The Pickwick Papers
Chapters 1-2, March 1836
I knew little about The Posthumous Papers of the Pickwick Club when I signed up to join O’s read-along, mostly that they were favorites of the March girls in Louisa May Alcott’s Little Women—ah, the joys of following a path from one book to the next. For this read-along, I will be doing something a little different than I usually do: writing a little about each section, mostly plot summery. (Else, I’m afraid I’ll forget what I’ve read between sections.)
It would appear from the first two chapters, the March 1836/2016 portion, that we are in for a humorous book, perhaps a satire. I would have to know more of Victorian English life on this last to be certain. But certainly, if it carries on as it begins, it will be quite the diverting—if perhaps a bit lengthy—story.
Chapter 1 was admittedly a bit of a slow start. It appears that there is a conceit (thus the “Posthumous Papers”) that this story is compiled by an unidentified editor, presumably Mr. Dickens, from a collection of papers belonging to the Pickwick Club and its members. The stylized introduction of this conceit—in the form of meeting minutes—is not the gentlest introduction to what soon appears to be, based at this point solely on chapter 2, an episodic “adventure” story. Or at least as much adventure as a group of four English gentlemen who appear fonder of food and drink than action can get up to. Chapter 1 forms the introduction, recounting the meeting at which the formation of our company of four, Mr. Samuel Pickwick (founder of the society), Mr. Tracy Tupman (fond of the ladies), Mr. Augustus Snodgrass (poetic), and Mr. Nathaniel Winkle (sporting), is announced and of their determination to travel and report back to the larger Pickwick Club “…authenticated accounts of their journeys and investigations; of their observations of character and manners; and of the whole of their adventures, together with all tales and papers, to which local scenery or associations may give rise…”
Still he could not but feel that they had selected him for a service of great honor, and of some danger.
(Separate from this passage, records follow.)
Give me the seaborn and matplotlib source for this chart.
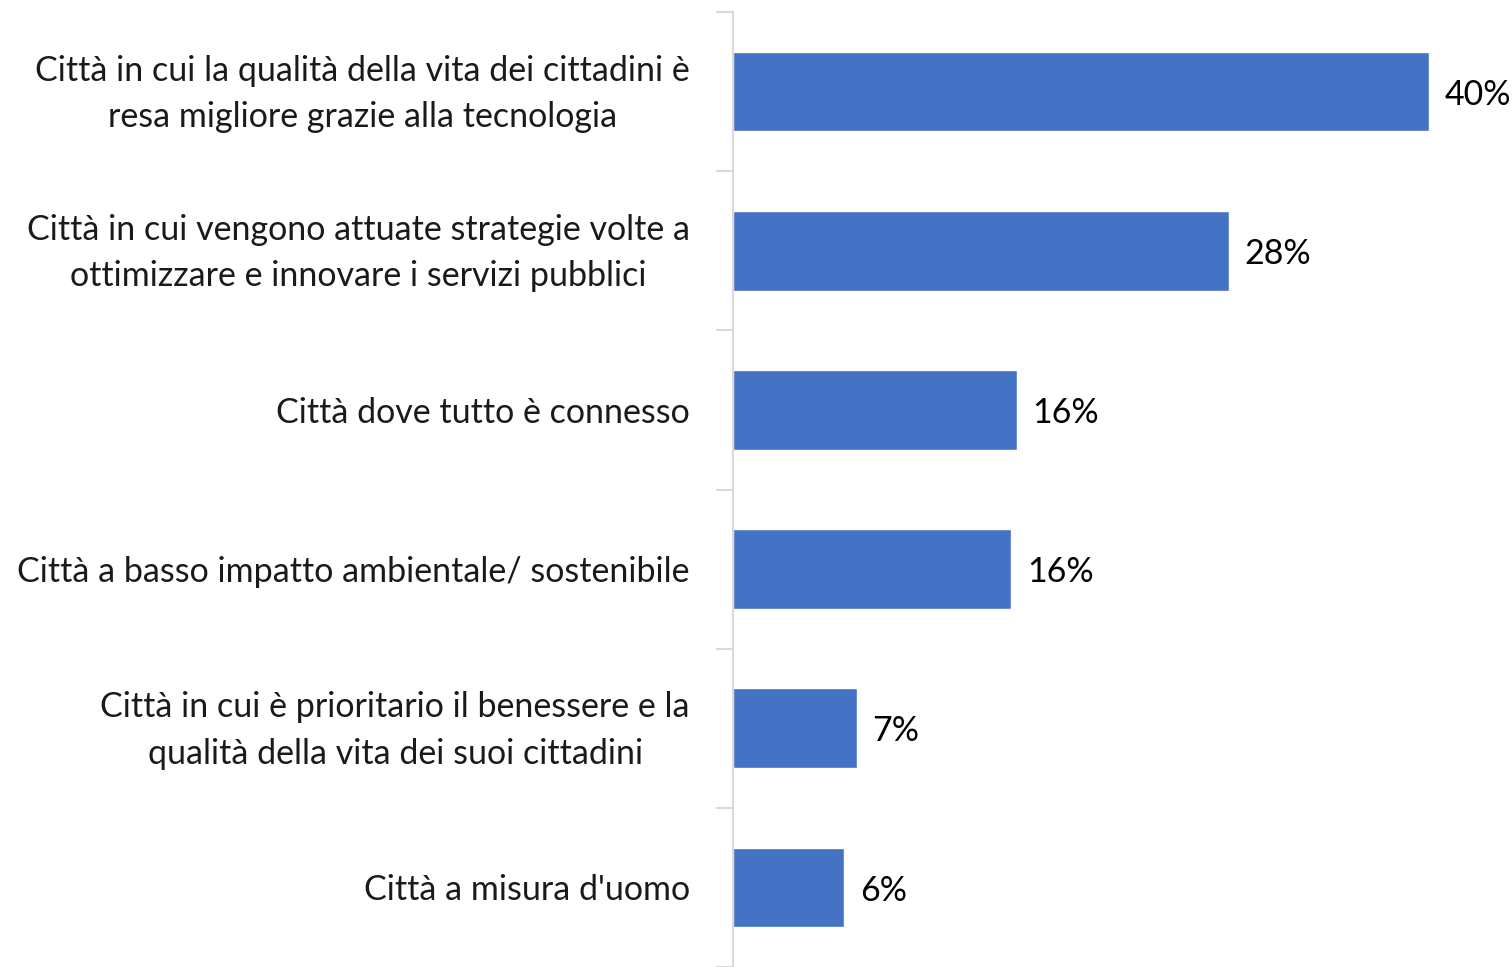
import matplotlib
matplotlib.use("Agg")
import matplotlib.pyplot as plt
import matplotlib.transforms as mtransforms
import seaborn as sns
import pandas as pd
import numpy as np

# dati
categorie = [
    "Città in cui la qualità della vita dei cittadini è\nresa migliore grazie alla tecnologia",
    "Città in cui vengono attuate strategie volte a\nottimizzare e innovare i servizi pubblici",
    "Città dove tutto è connesso",
    "Città a basso impatto ambientale/ sostenibile",
    "Città in cui è prioritario il benessere e la\nqualità della vita dei suoi cittadini",
    "Città a misura d'uomo",
]
valori = [40.0, 28.5, 16.3, 16.0, 7.1, 6.4]

df = pd.DataFrame({"categoria": categorie, "valore": valori})

sns.set_theme(style="white")
plt.rcParams["font.family"] = ["Lato", "DejaVu Sans"]

fig = plt.figure(figsize=(15.12, 9.67), dpi=100)
ax = fig.add_axes([733 / 1512, 0.0, 1 - 733 / 1512, 1 - 12 / 967])

sns.barplot(data=df, x="valore", y="categoria", color="#4472C4", saturation=1,
            width=0.5, ax=ax, orient="h")

ax.set_xlim(0, (1512 - 733) / 17.4)
ax.set_ylim(len(categorie) - 0.5, -0.5)
ax.set_xlabel("")
ax.set_ylabel("")
ax.set_xticks([])

for s in ["top", "right", "bottom"]:
    ax.spines[s].set_visible(False)
ax.spines["left"].set_color("#d9d9d9")
ax.spines["left"].set_linewidth(1.5)

# tacche ai bordi delle categorie
ax.set_yticks(np.arange(-0.5, len(categorie), 1), minor=True)
ax.tick_params(axis="y", which="minor", length=12, width=1.5, color="#d9d9d9", left=True)
ax.tick_params(axis="y", which="major", length=0, pad=31, labelsize=24.5, labelcolor="#1a1a1a")
shift_up = mtransforms.ScaledTranslation(0, 0.08, fig.dpi_scale_trans)
for lab in ax.get_yticklabels():
    lab.set_multialignment("center")
    lab.set_linespacing(1.55)
    if "\n" in lab.get_text():
        lab.set_transform(lab.get_transform() + shift_up)

for i, v in enumerate(valori):
    ax.text(v + 0.9, i + 0.02, f"{round(v):.0f}%", va="center", ha="left",
            fontsize=24.5, color="#000000")

fig.savefig("out.png", dpi=100)
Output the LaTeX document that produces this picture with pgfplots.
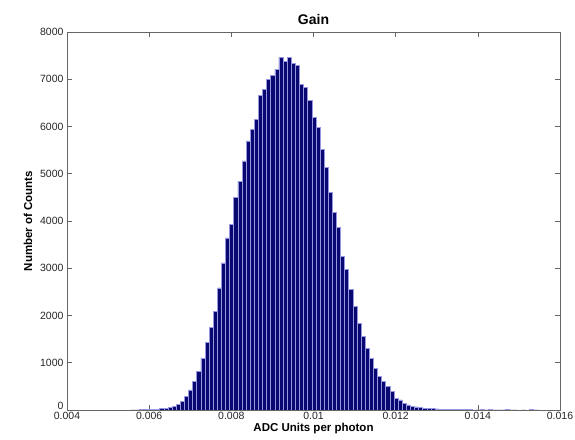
\documentclass[border=0pt]{standalone}
\usepackage{pgfplots}
\pgfplotsset{compat=1.18}
\usepackage{fontspec}
\setmainfont{Liberation Sans}
\definecolor{barfill}{RGB}{8,8,112}
\definecolor{baredge}{RGB}{150,150,225}
\begin{document}
\begin{tikzpicture}
\begin{axis}[
  scale only axis,
  width=493pt, height=378pt,
  xmin=0.004, xmax=0.016,
  ymin=0, ymax=8000,
  xtick={0.004,0.006,0.008,0.01,0.012,0.014,0.016},
  xticklabels={0.004,0.006,0.008,0.01,0.012,0.014,0.016},
  ytick={1000,2000,3000,4000,5000,6000,7000,8000},
  yticklabels={1000,2000,3000,4000,5000,6000,7000,8000},
  extra y ticks={0},
  extra y tick labels={0},
  extra y tick style={yticklabel style={yshift=4pt}},
  scaled x ticks=false, scaled y ticks=false,
  tick align=inside,
  major tick length=5pt,
  axis line style={black!60, line width=0.6pt},
  every tick/.style={black!60, line width=0.6pt},
  tick label style={font=\fontsize{10.5}{12}\selectfont, text=black!85},
  xticklabel style={yshift=1pt},
  title={Gain},
  title style={font=\bfseries\fontsize{14}{16}\selectfont, yshift=-2pt},
  xlabel={ADC Units per photon},
  ylabel={Number of Counts},
  xlabel style={font=\bfseries\fontsize{11.5}{13}\selectfont, yshift=4pt},
  ylabel style={font=\bfseries\fontsize{11.5}{13}\selectfont, yshift=1pt},
]
\addplot[ybar, bar width=0.0001, bar shift=0pt, fill=barfill, draw=baredge, line width=0.7pt]
coordinates {
(0.00561,2) (0.00571,3) (0.00581,5) (0.00591,7) (0.00601,10) (0.00611,14)
(0.00621,20) (0.00631,28) (0.00641,40) (0.00651,55) (0.00661,80) (0.00671,120)
(0.00681,176) (0.00691,283) (0.00701,424) (0.00711,601) (0.00721,813)
(0.00731,1097) (0.00741,1429) (0.00751,1754) (0.00761,2087) (0.00771,2582)
(0.00781,3112) (0.00791,3643) (0.00801,3926) (0.00811,4492) (0.00821,4845)
(0.00831,5270) (0.00841,5694) (0.00851,5942) (0.00861,6154) (0.00871,6649)
(0.00881,6790) (0.00891,6989) (0.00901,7088) (0.00911,7215) (0.00921,7462)
(0.00931,7370) (0.00941,7462) (0.00951,7342) (0.00961,7286) (0.00971,6897)
(0.00981,6826) (0.00991,6543) (0.01001,6189) (0.01011,5977) (0.01021,5517)
(0.01031,5128) (0.01041,4598) (0.01051,4173) (0.01061,3855) (0.01071,3254)
(0.01081,2971) (0.01091,2546) (0.01101,2193) (0.01111,1839) (0.01121,1556)
(0.01131,1309) (0.01141,1097) (0.01151,884) (0.01161,707) (0.01171,601)
(0.01181,495) (0.01191,389) (0.01201,247) (0.01211,212) (0.01221,141)
(0.01231,106) (0.01241,80) (0.01251,65) (0.01261,52) (0.01271,42)
(0.01281,34) (0.01291,27) (0.01301,22) (0.01311,18) (0.01321,20)
(0.01331,11) (0.01341,9) (0.01351,18) (0.01361,6) (0.01371,5)
(0.01381,15) (0.01391,3) (0.01401,3) (0.01411,12) (0.01421,2)
(0.01431,10) (0.01441,1) (0.01451,2) (0.01461,1) (0.01471,10)
(0.01481,1) (0.01491,1) (0.01511,1) (0.01531,10) (0.01541,1)
};
\end{axis}
\pgfresetboundingbox
\path ([shift={(-67pt,-30pt)}]current axis.south west) rectangle ([shift={(15pt,32pt)}]current axis.north east);
\end{tikzpicture}
\end{document}
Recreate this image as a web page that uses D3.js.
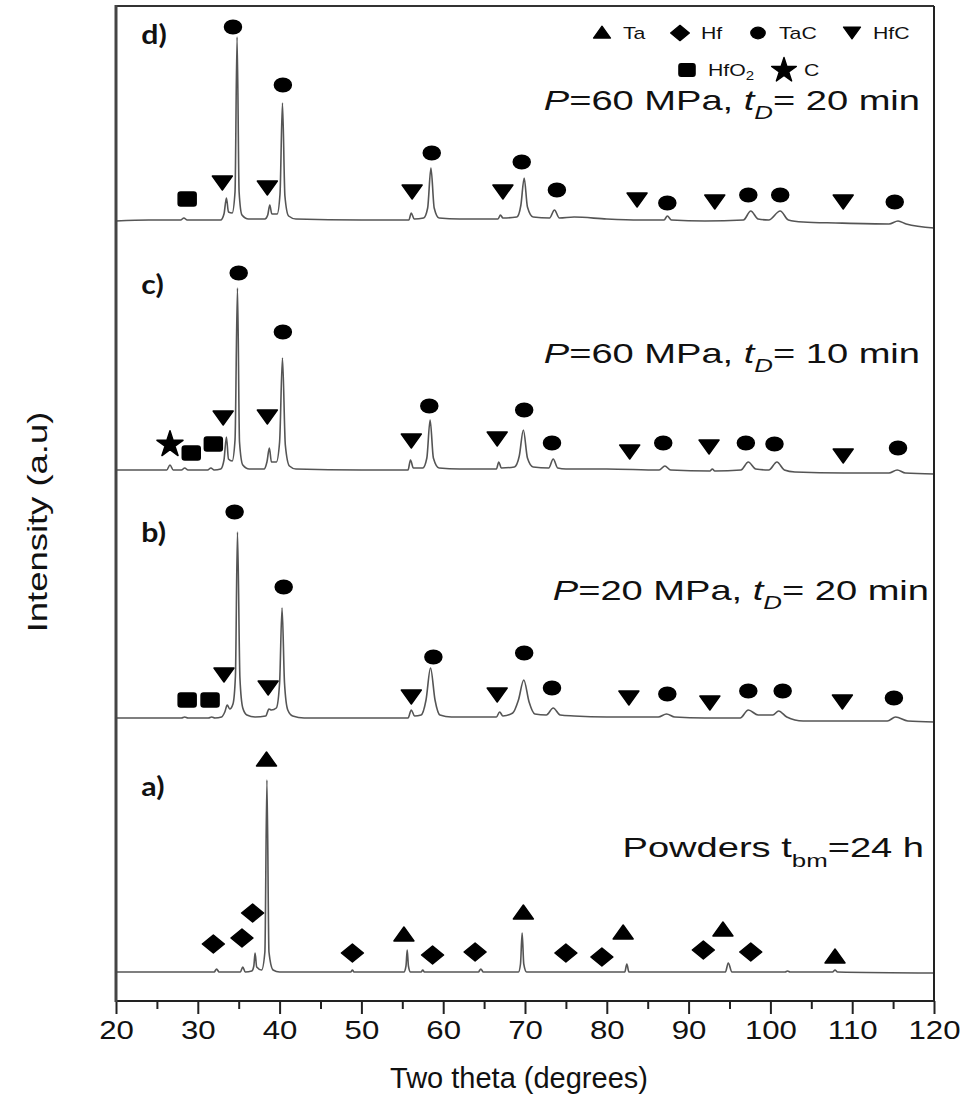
<!DOCTYPE html>
<html>
<head>
<meta charset="utf-8">
<script src="https://cdn.jsdelivr.net/npm/d3@7"></script>
<style>
  body { margin: 0; background: #fff; }
  svg { display: block; }
  text { font-family: "Liberation Sans", Arial, sans-serif; fill: #111; white-space: pre; }
</style>
</head>
<body>
<div id="chart"></div>
<script>
// x axis ticks
var xTicks = [20, 30, 40, 50, 60, 70, 80, 90, 100, 110, 120];
var xMinor = [25, 35, 45, 55, 65, 75, 85, 95, 105, 115];

// one pattern per panel, bottom to top: a, b, c, d
var panelNames = ["a)", "b)", "c)", "d)"];
var panelOffsets = [29, 283, 531, 781];

// [2theta, intensity above the panel baseline]
var patternA = [[20,0],[32.0,0],[32.3,3],[32.6,0],[35.2,0],[35.5,5],[35.8,0],[36.6,1],[36.85,6],[37.0,19],[37.2,5],
  [37.8,2],[38.2,20],[38.45,192],[38.7,20],[39.2,2],[40,0],[48.7,0],[48.9,2],[49.1,0],[55.2,0],[55.45,6],[55.6,22],
  [55.75,6],[56.0,0],[57.3,0],[57.5,2],[57.7,0],[64.3,0],[64.6,3],[64.9,0],[69.2,0],[69.45,8],[69.65,39],[69.85,8],
  [70.2,0],[82.2,0],[82.45,8],[82.7,0],[94.5,0],[94.85,9],[95.3,0],[101.8,0],[102.1,1],[102.4,0],[107.6,0],
  [107.9,2],[108.2,0],[120,-1]];

var patternB = [[20,0],[28.0,0],[28.4,1],[28.8,0],[31.3,0],[31.7,1],[32.1,0],[32.9,1],[33.3,6],[33.6,13],[33.9,9],
  [34.3,14],[34.6,42],[34.85,186],[35.15,40],[35.5,10],[36.0,3],[37,1],[38.3,2],[38.7,9],[39.0,8],[39.6,10],[40.0,35],
  [40.3,110],[40.6,35],[41.0,8],[41.6,2],[43,0],[50,0],[55.7,0],[56.1,8],[56.5,2],[57.3,3],[57.9,18],[58.45,50],
  [59.0,18],[59.6,3],[61,1],[66.5,1],[66.9,6],[67.3,2],[68.5,5],[69.2,18],[69.85,38],[70.5,16],[71.2,4],[72.6,3],
  [73.45,10],[74.3,3],[76,2],[80,1],[86.3,1],[87.3,4],[88.3,1],[92,0],[96.3,0],[97.3,8],[98.5,3],[100.3,3],[101.0,7],
  [102.0,1],[104,-3],[110,-3],[114.3,-3],[115.3,1],[116.8,-3],[120,-4]];

var patternC = [[20,0],[26.2,0],[26.6,5],[27.0,0],[28.0,0],[28.4,2],[28.8,0],[31.2,0],[31.6,2],[32.0,0],[32.8,1],
  [33.2,10],[33.5,33],[33.75,11],[34.2,9],[34.55,30],[34.85,182],[35.1,28],[35.5,5],[36.3,1],[38.1,1],[38.45,8],
  [38.75,22],[39.0,8],[39.6,8],[40.0,28],[40.35,112],[40.7,25],[41.2,4],[42,1],[50,0],[55.7,0],[56.0,10],[56.35,2],
  [57.5,2],[58.0,12],[58.4,50],[58.8,12],[59.5,2],[62,1],[66.5,1],[66.8,8],[67.1,2],[68.7,3],[69.3,14],[69.8,40],
  [70.3,12],[71.0,3],[72.9,2],[73.45,11],[74.0,2],[75,1],[80,1],[86.4,0],[87.1,4],[87.8,0],[92.6,-1],[92.9,1],
  [93.2,-1],[96.4,0],[97.3,8],[98.2,1],[99.8,0],[100.8,8],[101.7,0],[103,-2],[109,-3],[114.5,-3],[115.5,0],
  [116.5,-3],[120,-4]];

var patternD = [[20,-1],[24,0],[27.9,0],[28.3,2],[28.7,0],[32.8,0],[33.2,6],[33.5,22],[33.75,8],[34.2,7],[34.55,28],
  [34.8,183],[35.05,28],[35.4,5],[36.2,1],[38.2,1],[38.55,5],[38.8,15],[39.05,6],[39.7,6],[40.05,26],[40.35,117],
  [40.65,24],[41.1,4],[42,1],[50,0],[55.8,0],[56.1,7],[56.45,1],[57.6,2],[58.1,12],[58.5,52],[58.9,12],[59.5,2],
  [62,1],[66.7,1],[67.0,5],[67.3,2],[69.0,3],[69.5,15],[69.9,42],[70.3,13],[71.0,3],[73.0,2],[73.6,10],[74.2,2],
  [76,3],[80,1],[84,0],[87.0,0],[87.4,4],[87.9,0],[92,-1],[96.7,0],[97.6,9],[98.5,1],[99.8,0],[101.2,9],[102.2,0],
  [104,-2],[108,-3],[114.5,-4],[115.6,-1],[116.6,-4],[120,-8]];

// phase markers: [phase, 2theta, height above baseline]
var markersA = [["Ta",38.4,212],["Hf",31.9,28],["Hf",35.4,34],["Hf",36.7,59],["Hf",48.9,19],["Ta",55.2,37],
  ["Hf",58.7,17],["Hf",63.9,20],["Ta",69.8,59],["Hf",75.0,19],["Hf",79.4,15],["Ta",82.0,39],["Hf",91.8,22],
  ["Ta",94.2,42],["Hf",97.6,20],["Ta",107.9,15]];
var markersB = [["TaC",34.5,206],["TaC",40.5,131],["HfC",33.2,43],["HfC",38.6,30],["HfO2",28.7,18],["HfO2",31.5,18],
  ["HfC",56.1,21],["TaC",58.8,61],["HfC",66.6,23],["TaC",69.9,65],["TaC",73.3,30],["HfC",82.7,20],["TaC",87.4,24],
  ["HfC",92.6,15],["TaC",97.3,27],["TaC",101.5,27],["HfC",108.8,16],["TaC",115.1,20]];
var markersC = [["TaC",35.0,197],["TaC",40.4,138],["HfC",33.1,52],["HfC",38.5,53],["C",26.6,27],["HfO2",29.2,17],
  ["HfO2",31.9,26],["HfC",56.1,29],["TaC",58.3,64],["HfC",66.6,31],["TaC",69.9,60],["TaC",73.3,27],["HfC",82.8,18],
  ["TaC",86.9,27],["HfC",92.5,23],["TaC",97.0,27],["TaC",100.5,26],["HfC",108.9,14],["TaC",115.6,22]];
var markersD = [["TaC",34.3,193],["TaC",40.4,135],["HfC",33.0,37],["HfC",38.5,32],["HfO2",28.7,21],["HfC",56.2,28],
  ["TaC",58.6,67],["HfC",67.3,28],["TaC",69.6,58],["TaC",73.9,30],["HfC",83.7,20],["TaC",87.4,17],["HfC",93.2,18],
  ["TaC",97.3,25],["TaC",101.2,25],["HfC",108.9,18],["TaC",115.2,18]];

var patterns = [patternA, patternB, patternC, patternD];
var markerSets = [markersA, markersB, markersC, markersD];

// legend entries
var legendRow1 = [["Ta","Ta"],["Hf","Hf"],["TaC","TaC"],["HfC","HfC"]];
var legendRow2 = [["HfO2","HfO"],["C","C"]];

(function(){
  var W = 973, H = 1098;
  var margin = {top: 6, left: 116, right: 39, bottom: 97},
      width = W - margin.left - margin.right,
      height = H - margin.top - margin.bottom;

  var svg = d3.select("#chart").append("svg")
      .attr("width", W).attr("height", H);
  var g = svg.append("g")
      .attr("transform", "translate(" + margin.left + "," + margin.top + ")");

  var x = d3.scaleLinear().domain([20, 120]).range([0, width]);
  var y = d3.scaleLinear().domain([0, height]).range([height, 0]);

  // marker glyphs
  var shapes = {
    Ta: function(s){ return s.append("path").attr("d", "M-10,6L0,-8L10,6Z"); },
    Hf: function(s){ return s.append("path").attr("d", "M-11,0L0,-9L11,0L0,9Z"); },
    TaC: function(s){ return s.append("ellipse").attr("rx", 8.5).attr("ry", 6.8); },
    HfC: function(s){ return s.append("path").attr("d", "M-10,-7L10,-7L0,7Z"); },
    HfO2: function(s){ return s.append("rect").attr("x", -9).attr("y", -7).attr("width", 18).attr("height", 14).attr("rx", 2.5); },
    C: function(s){ return s.append("path").attr("d", d3.symbol(d3.symbolStar, 210)()).attr("transform", "translate(0,1.5)"); }
  };
  function drawMarker(sel, type) {
    var m = sel.append("g").attr("class", "marker");
    shapes[type](m).attr("fill", "#000").attr("stroke", "#000")
      .attr("stroke-width", 1.5).attr("stroke-linejoin", "round");
    return m;
  }

  var line = d3.line()
      .x(function(d){ return x(d[0]); })
      .curve(d3.curveMonotoneX);

  patterns.forEach(function(p, i) {
    var off = panelOffsets[i];
    line.y(function(d){ return y(off + d[1]); });
    g.append("path")
      .datum(p)
      .attr("class", "pattern")
      .attr("fill", "none")
      .attr("stroke", "#555")
      .attr("stroke-width", 1.6)
      .attr("d", line);

    markerSets[i].forEach(function(m) {
      var mk = drawMarker(g, m[0]);
      mk.attr("transform", "translate(" + x(m[1]) + "," + y(off + m[2]) + ")");
    });

    g.append("text")
      .attr("transform", "translate(" + x(23.1) + "," + y(off + 176) + ") scale(1.12,1)")
      .style("font-family", "Lato, 'Open Sans', sans-serif")
      .style("font-weight", "bold")
      .style("font-size", "27px")
      .text(panelNames[i]);
  });

  // condition labels
  function stretchText(px, py, sx) {
    return svg.append("text")
      .attr("transform", "translate(" + px + "," + py + ") scale(" + sx + ",1)")
      .attr("text-anchor", "end")
      .style("font-size", "28px");
  }
  var t;
  t = stretchText(920, 110, 1.36);
  t.append("tspan").style("font-style", "italic").text("P");
  t.append("tspan").text("=60 MPa, ");
  t.append("tspan").style("font-style", "italic").text("t");
  t.append("tspan").style("font-style", "italic").style("font-size", "19px").attr("dy", 9).text("D");
  t.append("tspan").attr("dy", -9).text("= 20 min");

  t = stretchText(920, 363, 1.36);
  t.append("tspan").style("font-style", "italic").text("P");
  t.append("tspan").text("=60 MPa, ");
  t.append("tspan").style("font-style", "italic").text("t");
  t.append("tspan").style("font-style", "italic").style("font-size", "19px").attr("dy", 9).text("D");
  t.append("tspan").attr("dy", -9).text("= 10 min");

  t = stretchText(929, 600, 1.36);
  t.append("tspan").style("font-style", "italic").text("P");
  t.append("tspan").text("=20 MPa, ");
  t.append("tspan").style("font-style", "italic").text("t");
  t.append("tspan").style("font-style", "italic").style("font-size", "19px").attr("dy", 9).text("D");
  t.append("tspan").attr("dy", -9).text("= 20 min");

  t = stretchText(924, 857, 1.36);
  t.append("tspan").text("Powders t");
  t.append("tspan").style("font-size", "19px").attr("dy", 10).text("bm");
  t.append("tspan").attr("dy", -10).text("=24 h");

  // legend
  var lg = svg.append("g").attr("class", "legend");
  var row1x = [602, 680, 758, 852];
  legendRow1.forEach(function(d, i) {
    drawMarker(lg, d[0]).attr("transform", "translate(" + row1x[i] + ",33) scale(0.85)");
    lg.append("text")
      .attr("transform", "translate(" + (row1x[i] + 21) + ",39) scale(1.25,1)")
      .style("font-size", "17px")
      .text(d[1]);
  });
  drawMarker(lg, legendRow2[0][0]).attr("transform", "translate(687,70) scale(0.9)");
  var t2 = lg.append("text")
      .attr("transform", "translate(708,76) scale(1.25,1)")
      .style("font-size", "17px");
  t2.append("tspan").text(legendRow2[0][1]);
  t2.append("tspan").style("font-size", "12px").attr("dy", 4).text("2");
  drawMarker(lg, legendRow2[1][0]).attr("transform", "translate(784,69) scale(0.95)");
  lg.append("text")
    .attr("transform", "translate(804,76) scale(1.25,1)")
    .style("font-size", "17px")
    .text(legendRow2[1][1]);

  // axes
  var xAxis = d3.axisBottom(x).tickValues(xTicks).tickSize(13).tickSizeOuter(0).tickPadding(7);
  var ax = g.append("g").attr("transform", "translate(0," + height + ")").call(xAxis);
  ax.attr("font-size", null).attr("font-family", null);
  ax.select(".domain").remove();
  ax.selectAll("line").attr("stroke", "#222").attr("stroke-width", 2);
  ax.selectAll("text")
    .attr("font-size", 26)
    .style("font-size", "26px")
    .attr("transform", "scale(1.2,1)")
    .attr("fill", "#111");

  var xAxisMinor = d3.axisBottom(x).tickValues(xMinor).tickSize(8).tickSizeOuter(0).tickFormat("");
  var axm = g.append("g").attr("transform", "translate(0," + height + ")").call(xAxisMinor);
  axm.select(".domain").remove();
  axm.selectAll("line").attr("stroke", "#222").attr("stroke-width", 2);

  // frame
  g.append("line").attr("x1", 0).attr("x2", width).attr("y1", 0).attr("y2", 0).attr("stroke", "#333").attr("stroke-width", 2);
  g.append("line").attr("x1", width).attr("x2", width).attr("y1", 0).attr("y2", height).attr("stroke", "#222").attr("stroke-width", 2);
  g.append("line").attr("x1", 0).attr("x2", width).attr("y1", height).attr("y2", height).attr("stroke", "#222").attr("stroke-width", 2);
  g.append("line").attr("x1", 0).attr("x2", 0).attr("y1", -1).attr("y2", height + 1).attr("stroke", "#444").attr("stroke-width", 3);

  // axis titles
  svg.append("text")
    .attr("x", margin.left + width / 2 - 6).attr("y", 1088)
    .attr("text-anchor", "middle")
    .style("font-size", "29px")
    .text("Two theta (degrees)");

  svg.append("text")
    .attr("transform", "translate(47,522) rotate(-90) scale(1.35,1)")
    .attr("text-anchor", "middle")
    .style("font-size", "27px")
    .text("Intensity (a.u)");
})();
</script>
</body>
</html>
Traveling was in a troubled state, and the minds of coachmen were unsettled. Let them look abroad, and contemplate the scenes which were enacting around them. Stage coaches were upsetting in all directions, horses were bolting, boats were overturning, and boilers were bursting.
The second chapter relates of the first episodes of their adventures. And if it is anything to go by, there will be quite a bit of trouble in store for the quartet. They haven’t even left London, when a cabbie, suspicious of Mr. Pickwick’s questions and notebook, accuses them of being “informers”and starts a fight. They are rescued by a stranger who offers no name, but who happens to be traveling the same way they are, and after sharing the carriage to Rochester with the talkative stranger, they invite him to dinner. A dinner with many tales and copious amounts of wine follows.
[Mr. Pickwick] had gradually passed through the various stages which precede the lethargy produced by dinner, and its consequences. He had under gone the ordinary transitions from the height of conviviality to the depths of misery, and from the depths of misery to the height of conviviality. Like a gas lamp in the street, with the wind in the pipe, he had exhibited for a moment an unnatural brilliancy; then sunk so low as to be scarcely discernible; after a short interval, he had burst out again, to enlighten for a moment, then flickered with an uncertain, staggering sort of light, and then gone out altogether.
The others asleep, Mr. Tupman and the stranger ascend to the ballroom for a charity event, their entries both paid for by Mr. Tupman, and a suit provided for the stranger by the sleeping, and unknowing, Mr. Winkle. All is well until the stranger offends a local Dr. Slammer by dancing with the wealthy widow the doctor is courting. While the stranger seems to laugh off the whole event, the next morning a messenger for the doctor arrives at the hotel. Believing Mr. Winkle to be the offending party, on account of his distinct coat, the messenger informs Mr. Winkle that if he will not offer a written apology, he must instead duel the doctor. As a matter of honor, Mr. Winkle agrees to the duel—despite not knowing what is it about. Mr. Snodgrass will serve as second. They head off that afternoon to the dueling site and just as it is ready to start, the doctor calls it off—Mr. Winkle is the wrong man! All part as friends, with an invitation to meet again late that evening. But we are left with the tantalizing hint that when the doctor meets Mr. Winkle’s friend Mr. Tupman—who was, it must be remembered, with the stranger at the ball—all may not be well. Thus ends the chapter.
I am, I must admit, more excited to read the next section than I thought I would be on starting the novel. The story is so over-the-top as to bring more than one smile of amusement, and I find that I am quite curious as to the result of Dr. Slammer’s formal introduction to Mr. Tupman!